While it doesn’t necessarily add up to a satisfying story in its own right, there is a geeky charm to all of this. After all, fans love poring over the specifications of these ships, spotting Easter eggs and locations that will never appear on screen. Showrunner Mike McMahan joked that he got to realize a “dream” by actually depicting the long-teased Cetacean Ops on screen. One of the smaller and more charming jokes in “The Least Dangerous Game” was the idea that the Cerritos has three choir rooms.
“We’re in parts of the ship almost nobody gets to see,” explains Tendi. “I think this is super cool.” Like the references to the Next Generation VHS board game in “The Least Dangerous Game,” there’s a pleasure for fans in getting to see what lies beneath the arboretum or what the inside of the deflector dish looks like.
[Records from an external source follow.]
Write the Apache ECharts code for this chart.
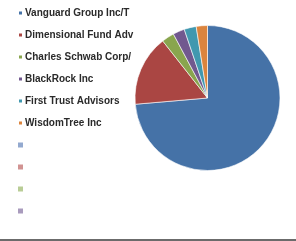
<!DOCTYPE html>
<html>
<head>
<meta charset="utf-8">
<script src="https://cdn.jsdelivr.net/npm/echarts@6/dist/echarts.min.js"></script>
<style>
html, body { margin: 0; padding: 0; background: #fff; }
#main { width: 296px; height: 241px; }
</style>
</head>
<body>
<div id="main"></div>
<script>
var myChart = echarts.init(document.getElementById('main'));

// holders, blank entries at the end show up as empty legend rows
var holders = ['Vanguard Group Inc/T', 'Dimensional Fund Adv', 'Charles Schwab Corp/',
    'BlackRock Inc', 'First Trust Advisors', 'WisdomTree Inc', ' ', '  ', '   ', '    '];
var shares = [73.7, 15.8, 2.8, 2.6, 2.7, 2.5, 0, 0, 0, 0];
var colors = ['#4572A7', '#AA4643', '#89A54E', '#71588F', '#4198AF', '#DB843D',
    '#93A9CF', '#D19392', '#B9CD96', '#A99BBD'];

var pieData = [];
for (var i = 0; i < holders.length; i++) {
    pieData.push({
        name: holders[i],
        value: shares[i],
        itemStyle: { color: colors[i], borderWidth: shares[i] > 0 ? 0.6 : 0 }
    });
}

var option = {
    backgroundColor: '#ffffff',
    animation: false,
    legend: {
        orient: 'vertical',
        left: 17,
        top: 7,
        padding: 0,
        itemWidth: 5,
        itemHeight: 5,
        itemGap: 10,
        icon: 'rect',
        data: holders,
        textStyle: {
            fontFamily: 'Liberation Sans',
            fontSize: 10,
            fontWeight: 'bold',
            color: '#2a2a2a',
            lineHeight: 12,
            padding: [0, 0, 0, -3]
        }
    },
    series: [{
        type: 'pie',
        center: [207.5, 98],
        radius: 72.5,
        startAngle: 90,
        clockwise: true,
        label: { show: false },
        labelLine: { show: false },
        emphasis: { disabled: true },
        itemStyle: { borderColor: '#fff' },
        data: pieData
    }],
    graphic: [{
        type: 'rect',
        shape: { x: 0, y: 239, width: 296, height: 2 },
        style: { fill: '#6b6b6b' }
    }]
};
myChart.setOption(option);
</script>
</body>
</html>
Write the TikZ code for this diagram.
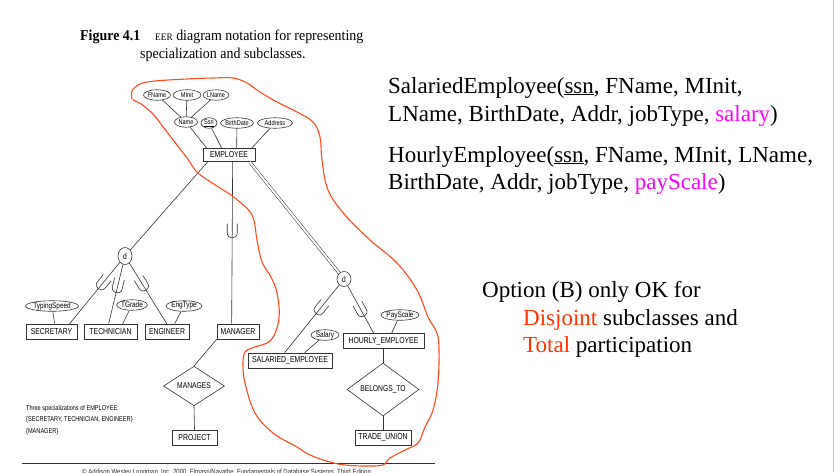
\documentclass[tikz,border=0pt]{standalone}
\usepackage{fontspec}
\setmainfont{Liberation Serif}
\newfontfamily\dfont[FakeStretch=0.8]{Liberation Sans}
\newfontfamily\tfont[FakeStretch=0.93]{Liberation Serif}
\usetikzlibrary{shapes.geometric}

\definecolor{ink}{HTML}{333333}
\definecolor{penred}{HTML}{FF4A1C}
\definecolor{hl}{HTML}{FF00FF}
\definecolor{optred}{HTML}{FF3300}

\tikzset{
  ent/.style={draw=ink, line width=0.7pt, rectangle, inner sep=0pt, text=black,
    font=\dfont\fontsize{8.6}{9}\selectfont},
  attr/.style={draw=ink, line width=0.6pt, ellipse, inner sep=0pt, text=black,
    minimum height=10.5pt, font=\dfont\fontsize{7}{7}\selectfont},
  attrb/.style={attr, font=\dfont\fontsize{8}{8}\selectfont},
  rel/.style={draw=ink, line width=0.6pt, diamond, inner sep=0pt, text=black,
    font=\dfont\fontsize{8.4}{9}\selectfont},
  dcirc/.style={draw=ink, line width=0.6pt, ellipse, inner sep=0pt, text=black,
    minimum width=14pt, font=\dfont\fontsize{8.4}{9}\selectfont},
  link/.style={draw=ink, line width=0.6pt},
  onpath/.style={pos=#1, sloped, allow upside down},
  cup/.pic={\draw[ink, line width=0.6pt] (9.5,-5) -- (0,-5)
      .. controls (-6.5,-5) and (-6.5,5) .. (0,5) -- (9.5,5);},
  big/.style={anchor=base west, inner sep=0pt, font=\fontsize{23}{28}\selectfont}
}

\begin{document}
\begin{tikzpicture}[x=1pt, y=-1pt]
\useasboundingbox (0,0) rectangle (834,472);
\fill[white] (0,0) rectangle (834,472);
\draw[gray!45, line width=0.8pt] (833,0) -- (833,472);

% caption of the figure
\node[anchor=base west, inner sep=0pt, font=\tfont\fontsize{15}{17}\selectfont\bfseries] (figno) at (80,40) {Figure 4.1};
\node[anchor=base west, inner sep=0pt, font=\tfont\fontsize{15}{17}\selectfont] (cap1) at (155,40) {{\fontsize{10}{11}\selectfont EER} diagram notation for representing};
\node[anchor=base west, inner sep=0pt, font=\tfont\fontsize{15}{17}\selectfont] (cap2) at (140,58) {specialization and subclasses.};

% superclass and its attributes
\node[ent, minimum width=52pt, minimum height=13pt] (emp) at (229,155) {EMPLOYEE};
\node[attr, minimum width=27pt] (fname) at (157,95) {FName};
\node[attr, minimum width=28pt] (minit) at (187,95) {MInit};
\node[attr, minimum width=26pt] (lname) at (216,95) {LName};
\node[attr, minimum width=23pt] (name) at (186,122) {Name};
\node[attr, minimum width=16pt] (ssn) at (209,123) {\underline{Ssn}};
\node[attr, minimum width=33pt] (bdate) at (237,123) {BirthDate};
\node[attr, minimum width=35pt] (addr) at (275,123) {Address};

\draw[link] (fname) -- (name);
\draw[link] (minit) -- (name);
\draw[link] (lname) -- (name);
\draw[link] (name) -- ([xshift=4pt]emp.north west);
\draw[link] (ssn) -- ([xshift=19pt]emp.north west);
\draw[link] (bdate) -- ([xshift=34pt]emp.north west);
\draw[link] (addr) -- ([xshift=49pt]emp.north west);

% first specialization {SECRETARY, TECHNICIAN, ENGINEER}
\node[dcirc, minimum height=17pt] (d1) at (125,256) {d};
\node[ent, minimum width=51pt, minimum height=15pt] (sec) at (51.5,331.5) {SECRETARY};
\node[ent, minimum width=53pt, minimum height=15pt] (tech) at (110.5,331.5) {TECHNICIAN};
\node[ent, minimum width=44pt, minimum height=15pt] (eng) at (167,331.5) {ENGINEER};
\node[attrb, minimum width=49pt] (tspeed) at (52,306) {TypingSpeed};
\node[attrb, minimum width=27pt] (tgrade) at (132,305) {TGrade};
\node[attrb, minimum width=36pt] (etype) at (184,306) {EngType};

\draw[link] (d1) -- ([xshift=5pt]emp.south west);
\draw[link] ([xshift=44pt]sec.north west) -- (d1) pic[onpath=0.63] {cup};
\draw[link] ([xshift=25pt]tech.north west) -- (d1) pic[onpath=0.6] {cup};
\draw[link] ([xshift=22pt]eng.north west) -- (d1) pic[onpath=0.62] {cup};
\draw[link] (tspeed) -- ([xshift=29pt]sec.north west);
\draw[link] (tgrade) -- ([xshift=39pt]tech.north west);
\draw[link] (etype) -- ([xshift=30pt]eng.north west);

% second specialization {MANAGER}
\node[ent, minimum width=42pt, minimum height=15pt] (mgr) at (238,331.5) {MANAGER};
\node[rel, minimum width=61pt, minimum height=35pt] (manages) at (194,386) {MANAGES};
\node[ent, minimum width=45pt, minimum height=15pt] (proj) at (194.5,437.5) {PROJECT};
\draw[link] ([xshift=15pt]mgr.north west) -- ([xshift=30pt]emp.south west) pic[onpath=0.56] {cup};
\draw[link] (manages.north) -- (mgr.south west);
\draw[link] (manages.south) -- (proj.north);

% third specialization {SALARIED_EMPLOYEE, HOURLY_EMPLOYEE}
\node[dcirc, minimum height=15pt] (d2) at (344,279) {d};
\node[ent, minimum width=84pt, minimum height=15pt] (sal) at (290,360.5) {SALARIED\_EMPLOYEE};
\node[ent, minimum width=81pt, minimum height=15pt] (hourly) at (383.5,341) {HOURLY\_EMPLOYEE};
\node[attrb, minimum width=28pt] (salary) at (325,335) {Salary};
\node[attrb, minimum width=36pt] (pscale) at (400,315) {PayScale};
\node[rel, minimum width=72pt, minimum height=45pt] (belongs) at (383,389.5) {BELONGS\_TO};
\node[ent, minimum width=56pt, minimum height=15pt] (union) at (383,437.5) {TRADE\_UNION};

\draw[draw=ink, line width=0.5pt, double=white, double distance=2pt] (d2) -- ([xshift=47pt]emp.south west);
\draw[link] ([xshift=37pt]sal.north west) -- (d2) pic[onpath=0.63] {cup};
\draw[link] ([xshift=31pt]hourly.north west) -- (d2) pic[onpath=0.45] {cup};
\draw[link] (salary) -- ([xshift=57pt]sal.north west);
\draw[link] (pscale) -- ([xshift=49pt]hourly.north west);
\draw[link] (hourly.south -| belongs.north) -- (belongs.north);
\draw[link] (belongs.south) -- (union.north);

% legend of the figure
\node[anchor=north west, inner sep=0pt, align=left, text=black,
  font=\dfont\fontsize{7}{11.7}\selectfont] (legend) at (26,405)
  {Three specializations of EMPLOYEE:\\ \{SECRETARY, TECHNICIAN, ENGINEER\}\\ \{MANAGER\}};

\draw[ink, line width=0.8pt] (22,463) -- (435,463);
\node[anchor=north west, inner sep=0pt, text=ink, font=\dfont\fontsize{7.5}{8}\selectfont] (copy) at (82,468.5)
  {\textcopyright\ Addison Wesley Longman, Inc. 2000, Elmasri/Navathe, Fundamentals of Database Systems, Third Edition};

% hand-drawn loop around the option (B) part
\draw[penred, line width=1.1pt, line cap=round, line join=round] plot[smooth, tension=0.6] coordinates {
  (132,99) (132,91) (140,84) (155,81) (187,79) (213,78) (233,78) (247,83) (260,92)
  (277,102) (297,112) (313,122) (320,137) (322,160) (328,190) (345,215) (370,240)
  (397,263) (417,290) (428,317) (437,333) (439,350) (438,383) (433,410) (425,427)
  (418,443) (405,450) (390,458) (383,465) (365,466) (345,465) (330,462) (310,455)
  (297,447) (273,433) (255,413) (245,383) (243,363) (245,352) (252,348) (271,340)
  (279,318) (277,293) (271,277) (262,262) (257,240) (252,215) (235,198) (220,188)
  (198,173) (187,158) (167,132) (153,114) (141,104) (133,100)};

% relational schemas
\node[big] (r1) at (388,93) {SalariedEmployee(\underline{ssn}, FName, MInit,};
\node[big] (r2) at (388,121) {LName, BirthDate, Addr, jobType, \textcolor{hl}{salary})};
\node[big] (r3) at (388,162) {HourlyEmployee(\underline{ssn}, FName, MInit, LName,};
\node[big] (r4) at (388,189) {BirthDate, Addr, jobType, \textcolor{hl}{payScale})};

% note on option (B)
\node[big] (o1) at (482,297) {Option (B) only OK for};
\node[big] (o2) at (523,325) {\textcolor{optred}{Disjoint} subclasses and};
\node[big] (o3) at (523,352) {\textcolor{optred}{Total} participation};
\end{tikzpicture}
\end{document}
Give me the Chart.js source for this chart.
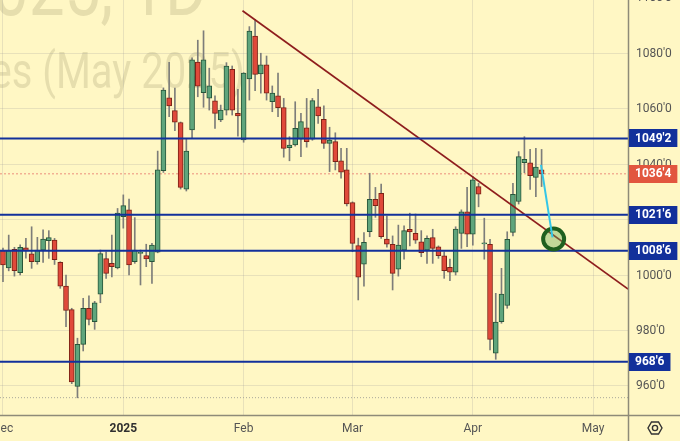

It isn’t the most satisfying narrative imaginable, but it works well within the show’s framework. This is what Lower Decks does, and this is what Lower Decks enjoys doing.
It helps that “Room for Growth” balances earnestness and glibness quite well. There’s something oddly warm in watching Shaxs and T’Ana (Gillian Vigman) work through their relationship together while engaging in “crimeplay” on the holodeck, particularly Shaxs’ attempts to get T’Ana to open up to him. “I died and we never even talked about it,” he confesses, which suggests a lot about the emotional lives of these characters who exist on the margins of Lower Decks.
However, “Room for Growth” avoids getting too saccharine. The episode is driven by the conflict between the primary cast and Delta Shift. However, towards the climax of the episode, the two teams find themselves sharing the same room. It is very similar to what happened with the Carlsbad crew in “Mining the Mind’s Mines.” It even seems like the characters will learn mutual respect and admiration. “You know, we’re really not, like, that different,” Boimler admits.
This builds to two wry and subversive punchlines. First, Delta Shift immediately betrays their new friends, revealing the camaraderie to be a façade. Then, when Boimler discovers there’s only a single room being raffled, he argues it’s better to not break their friendship and that they should let Delta Shift fight over the room. It’s an emotional moment, until Delta Shift comes up with the obvious solution of just sharing the room among themselves, rather than continuing to bunk in the corridors.
It’s a clever way of undermining a somewhat trite ending to the adventure, feeling almost Seinfeld-ian in its rejection of the facile “hugging and learning” that often wraps up these sitcom adventures. For Lower Decks, it is just another day on the job.